Six of the seven Lot 3 prime contractors for the Defense Medical Information
System/Systems Integration, Design, Development, Operations and Maintenance Services II
contract submitted GCPR proposals to the Defense Supply Service–Washington in June,
said Col. Lynn Ray, chief program manager for the Composite Health Care System II Program
Office.


Ray said he could not estimate the task order’s value because Litton PRC has not
yet responded to the statement of work. Input of Vienna, Va., put the GCPR project’s
value at $5 million.


Industry consultant Robert J. Guerra of Guerra and Associates of Oakton, Va., placed
the value around $13 million.


“I don’t think we’ll have a patient record system” as a result of
Litton PRC’s work, but “we’ll have a set of standards and protocols,”
Ray said.


The GCPR partners are the Defense Department Office of Health Affairs, Indian Health
Service, Louisiana State University Medical Center and Veterans Health Administration.


Ray said Litton PRC will deliver the first version of GCPR after August 1999.


“We had a shared vision, and we’re heading down parallel paths,” said
Dr. Richard Ferrans, telemedicine chief at LSU Medical Center in New Orleans. “We
wanted seamless exchange and access to information.”


Litton PRC’s proposal gave a detailed explanation of problems that need to be
resolved before health care providers can share information, Ray said.


The company will develop the fundamental architecture for a system that he compared to
AT&T Corp. providing long-distance service to telephone customers who want to place
calls over other providers’ networks.


GCPR is supposed to help DOD keep track of a widely dispersed and mobile work force,
Ray said. “We need portable data that you can pull anywhere,” he said.
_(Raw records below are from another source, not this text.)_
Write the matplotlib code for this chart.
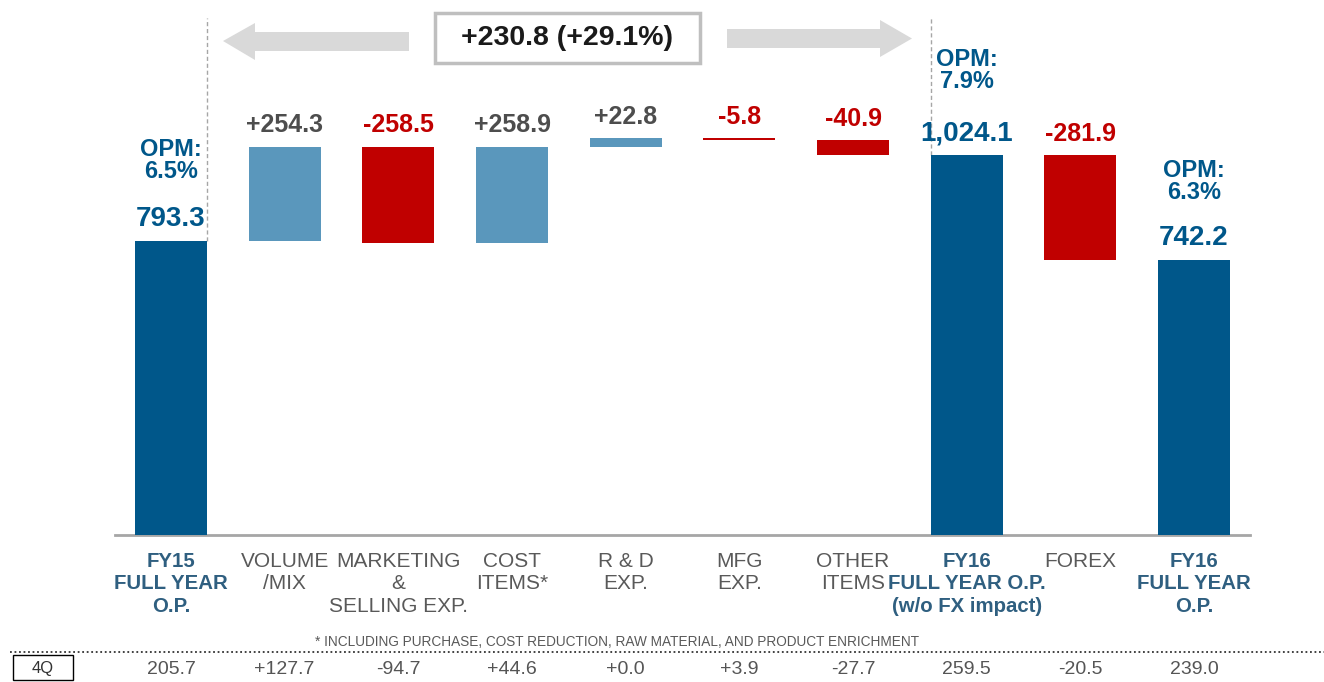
import matplotlib
matplotlib.use('Agg')
import matplotlib.pyplot as plt
import matplotlib.transforms as mtransforms
from matplotlib.patches import Rectangle, Polygon

# data
categories = ['FY15\nFULL YEAR\nO.P.', 'VOLUME\n/MIX', 'MARKETING\n&\nSELLING EXP.',
              'COST\nITEMS*', 'R & D\nEXP.', 'MFG\nEXP.', 'OTHER\nITEMS',
              'FY16\nFULL YEAR O.P.\n(w/o FX impact)', 'FOREX', 'FY16\nFULL YEAR\nO.P.']
values = [793.3, 254.3, -258.5, 258.9, 22.8, -5.8, -40.9, 1024.1, -281.9, 742.2]
is_total = [True, False, False, False, False, False, False, True, False, True]
value_labels = ['793.3', '+254.3', '-258.5', '+258.9', '+22.8', '-5.8', '-40.9',
                '1,024.1', '-281.9', '742.2']
opm_labels = {0: 'OPM:\n6.5%', 7: 'OPM:\n7.9%', 9: 'OPM:\n6.3%'}
q4_values = ['205.7', '+127.7', '-94.7', '+44.6', '+0.0', '+3.9', '-27.7',
             '259.5', '-20.5', '239.0']
change_label = '+230.8 (+29.1%)'
footnote = '* INCLUDING PURCHASE, COST REDUCTION, RAW MATERIAL, AND PRODUCT ENRICHMENT'

# colours / fonts
DARK = '#00578A'
LIGHT = '#5A97BC'
RED = '#C00000'
GREY_TXT = '#4D4D4D'
CAT_BLUE = '#2F5F80'
SANS = ['Liberation Sans', 'DejaVu Sans']

W, H = 1324, 682
fig = plt.figure(figsize=(W / 100, H / 100), dpi=100)
ax = fig.add_axes([0, 0, 1, 1])
ax.axis('off')

# layout: bar slot 113.67 px, first bar centred at 171 px, baseline at 535 px
slot, x0, base, scale = 113.67, 171, 535, 0.3706
ax.set_xlim(-x0 / slot, (W - x0) / slot)
ax.set_ylim((base - H) / scale, base / scale)

# pixel transform (y down) and blended data-x / pixel-y
px = mtransforms.Affine2D().scale(1 / W, -1 / H).translate(0, 1) + fig.transFigure
xpx = mtransforms.blended_transform_factory(ax.transData, px)

# waterfall
bottoms, heights, colors = [], [], []
running = 0
for v, tot in zip(values, is_total):
    if tot:
        bottoms.append(0)
        heights.append(v)
        colors.append(DARK)
        running = v
    else:
        bottoms.append(running + min(v, 0))
        heights.append(abs(v))
        colors.append(LIGHT if v > 0 else RED)
        running += v

x = list(range(len(values)))
width = 0.633
ax.bar(x, heights, bottom=bottoms, width=width, color=colors, zorder=3)

# value labels
for i, (b, h, v, tot) in enumerate(zip(bottoms, heights, values, is_total)):
    if tot:
        col, fs = DARK, 20
    else:
        col, fs = (GREY_TXT if v > 0 else RED), 18
    ax.annotate(value_labels[i], (i, b + h), xytext=(0, 10.5), textcoords='offset points',
                ha='center', va='baseline', fontsize=fs, fontweight='bold',
                color=col, family=SANS)

opm_offset = {0: 42, 7: 45, 9: 40}
for i, txt in opm_labels.items():
    ax.annotate(txt, (i, bottoms[i] + heights[i]), xytext=(0, opm_offset[i]),
                textcoords='offset points', ha='center', va='bottom', fontsize=17,
                fontweight='bold', color=DARK, family=SANS, linespacing=0.95)

# baseline
ax.plot([x[0] - 0.49, x[-1] + 0.49], [0, 0], color='#A6A6A6', lw=2, zorder=2)

# dashed reference lines
top_val = (base - 18) / scale
ax.plot([x[0] + width / 2] * 2, [values[0], top_val], color='#A6A6A6', lw=1,
        dashes=(3, 2), zorder=1)
ax.plot([x[7] - width / 2] * 2, [values[7], top_val], color='#A6A6A6', lw=1,
        dashes=(3, 2), zorder=1)

# category labels
for i, cat in enumerate(categories):
    bold = is_total[i]
    ax.text(i, 552, cat, transform=xpx, ha='center', va='top',
            fontsize=14.7 if bold else 15,
            fontweight='bold' if bold else 'normal',
            color=CAT_BLUE if bold else '#595959', family=SANS, linespacing=1.23)

# arrows and change box
arrow_kw = dict(transform=px, facecolor='#D9D9D9', edgecolor='none')
fig.patches.append(Polygon([(223, 41), (255, 23), (255, 32), (409, 32), (409, 51),
                            (255, 51), (255, 60)], **arrow_kw))
fig.patches.append(Polygon([(727, 29), (880, 29), (880, 20), (912, 38.5), (880, 57),
                            (880, 48), (727, 48)], **arrow_kw))
fig.patches.append(Rectangle((435, 13), 265, 50, transform=px, facecolor='white',
                             edgecolor='#BFBFBF', lw=2.5))
fig.text(567, 38, change_label, transform=px, ha='center', va='center', fontsize=20.5,
         fontweight='bold', color='#1A1A1A', family=SANS)

# footnote
fig.text(617, 642, footnote, transform=px, ha='center', va='center', fontsize=9.8,
         color='#595959', family=SANS)

# 4Q row
fig.lines.append(plt.Line2D([10, W], [652, 652], transform=px, color='#333333',
                            lw=1.3, linestyle=(0, (1, 1.5))))
fig.patches.append(Rectangle((13, 655), 60, 25, transform=px, facecolor='white',
                             edgecolor='black', lw=1))
fig.text(43, 668, '4Q', transform=px, ha='center', va='center', fontsize=12,
         color='#333333', family=SANS)
for i, q in enumerate(q4_values):
    ax.text(i, 669, q, transform=xpx, ha='center', va='center', fontsize=14,
            color='#555555', family=SANS)

fig.savefig('out.png', dpi=100)
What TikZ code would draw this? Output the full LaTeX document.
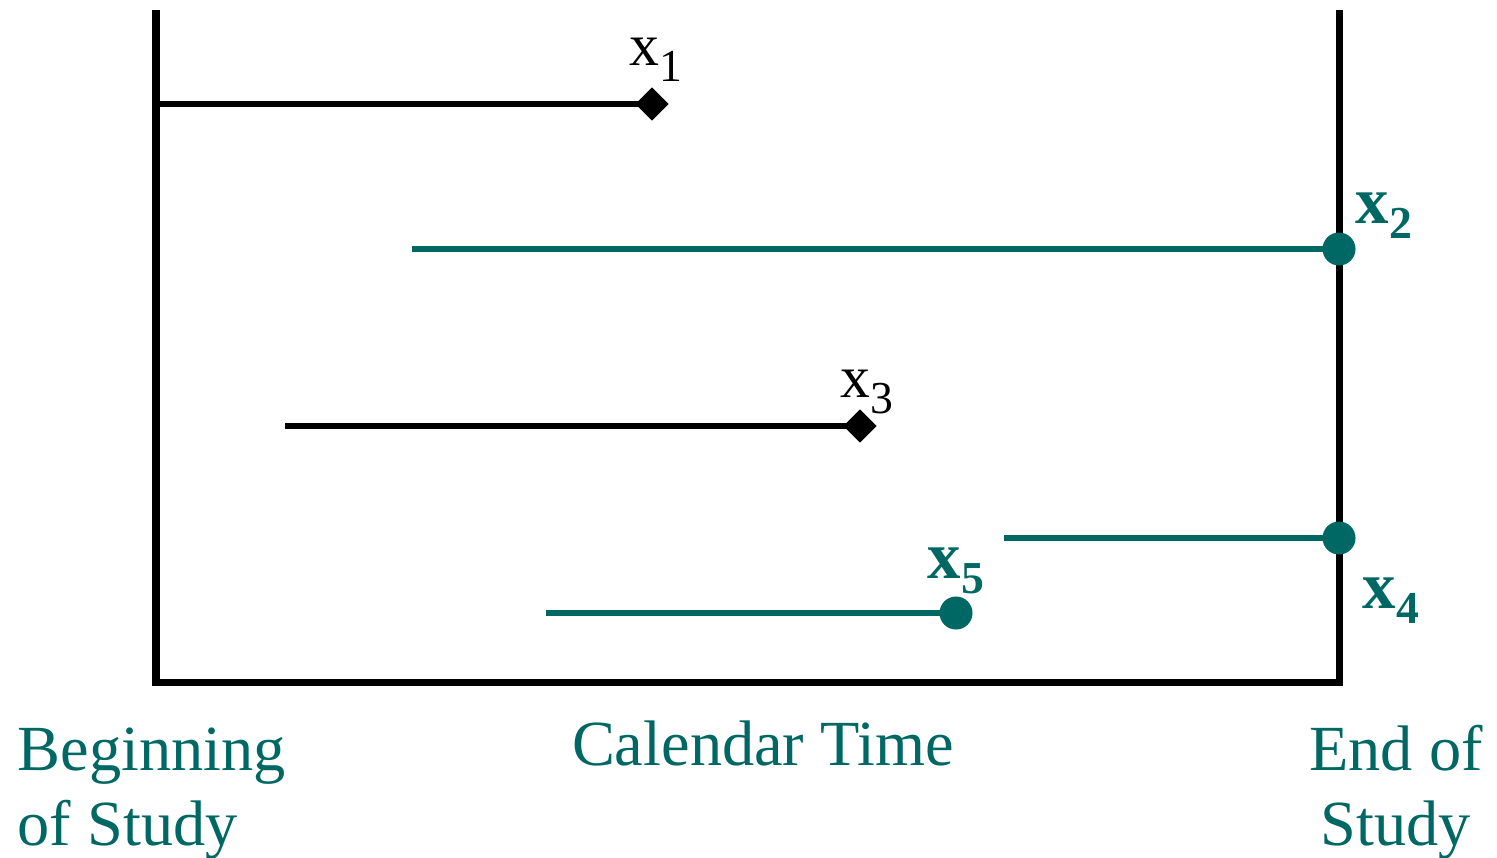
\documentclass[tikz,border=0pt]{standalone}
\usepackage{fontspec}
\setmainfont{Liberation Serif}
\usetikzlibrary{shapes.geometric,backgrounds}
\definecolor{studyteal}{RGB}{0,104,100}
\newcommand{\lblsub}[1]{\raisebox{-4.8pt}{\fontsize{13}{13}\selectfont #1}}
\newcommand{\lblsubb}[1]{\raisebox{-4.5pt}{\fontsize{13}{13}\selectfont\bfseries #1}}
\begin{document}
\begin{tikzpicture}[
  x=0.01cm, y=-0.01cm,
  stdframe/.style = {line width=2pt, black, line join=miter},
  stdevent/.style = {line width=1.5pt, black},
  stdcens/.style = {line width=1.5pt, studyteal},
  stddiamond/.style = {diamond, fill=black, inner sep=0pt, minimum size=0.34cm},
  stddot/.style = {circle, fill=studyteal, inner sep=0pt, minimum size=0.33cm},
  stdlbl/.style = {inner sep=0pt, font=\fontsize{17}{17}\selectfont},
  stdlblb/.style = {inner sep=0pt, text=studyteal, font=\fontsize{19}{19}\selectfont\bfseries},
  stdaxis/.style = {inner sep=0pt, text=studyteal, font=\fontsize{18.3}{21.3}\selectfont}
]
  \useasboundingbox (0,0) rectangle (1497,857);
  % ereignisse
  \node[stddiamond] (e1) at (652,104) {};
  \node[stddiamond] (e3) at (860,426) {};
  % zensiert
  \node[stddot] (e2) at (1339,249) {};
  \node[stddot] (e4) at (1339,538) {};
  \node[stddot] (e5) at (956,613) {};
  % anfang der segmente
  \coordinate (s1) at (156,104);
  \coordinate (s2) at (412,249);
  \coordinate (s3) at (285,426);
  \coordinate (s4) at (1004,538);
  \coordinate (s5) at (546,613);
  \begin{scope}[on background layer]
    % rahmen
    \draw[stdframe] (156,10) -- (156,682) -- (1339,682) -- (1339,10);
    \draw[stdevent] (s1) -- (e1.center);
    \draw[stdevent] (s3) -- (e3.center);
    \draw[stdcens] (s2) -- (e2.center);
    \draw[stdcens] (s4) -- (e4.center);
    \draw[stdcens] (s5) -- (e5.center);
  \end{scope}
  % beschriftung
  \node[stdlbl, anchor=base west] (l1) at (629,65) {x\lblsub{1}};
  \node[stdlbl, anchor=base west] (l3) at (840,397) {x\lblsub{3}};
  \node[stdlblb, anchor=base west] (l2) at (1355,223) {x\lblsubb{2}};
  \node[stdlblb, anchor=base west] (l4) at (1362,608) {x\lblsubb{4}};
  \node[stdlblb, anchor=base west] (l5) at (927,578) {x\lblsubb{5}};
  % achse
  \node[stdaxis, anchor=base] (cal) at (763,765) {Calendar Time};
  \node[stdaxis, anchor=base west, align=left] (beg) at (17,845) {Beginning\\of Study};
  \node[stdaxis, anchor=base, align=center] (end) at (1396,845) {End of\\Study};
\end{tikzpicture}
\end{document}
The common record also will eliminate the need for Veterans Affairs Department
officials to create duplicate records for retired personnel who seek medical service at VA
facilities.


Ray said the system must comply with the Health Insurance Portability and
Accountability Act of 1996, which requires the secretary of Health and Human Services to
set standards for electronic transactions that ensure privacy during the processing and
transmission of patient data such as Social Security numbers and health conditions (see
story, Page 16).


In addition to security standards, the GCPR project will establish a framework for data
access and messaging, Ferrans said. “It’s a core for standardizing order entry,
nurses’ and doctors’ notes,” and applications that access legacy data, he
said.


After the partners get GCPR running and “work out the kinks, there could be a
rush” to adopt the standards elsewhere, Ferrans said.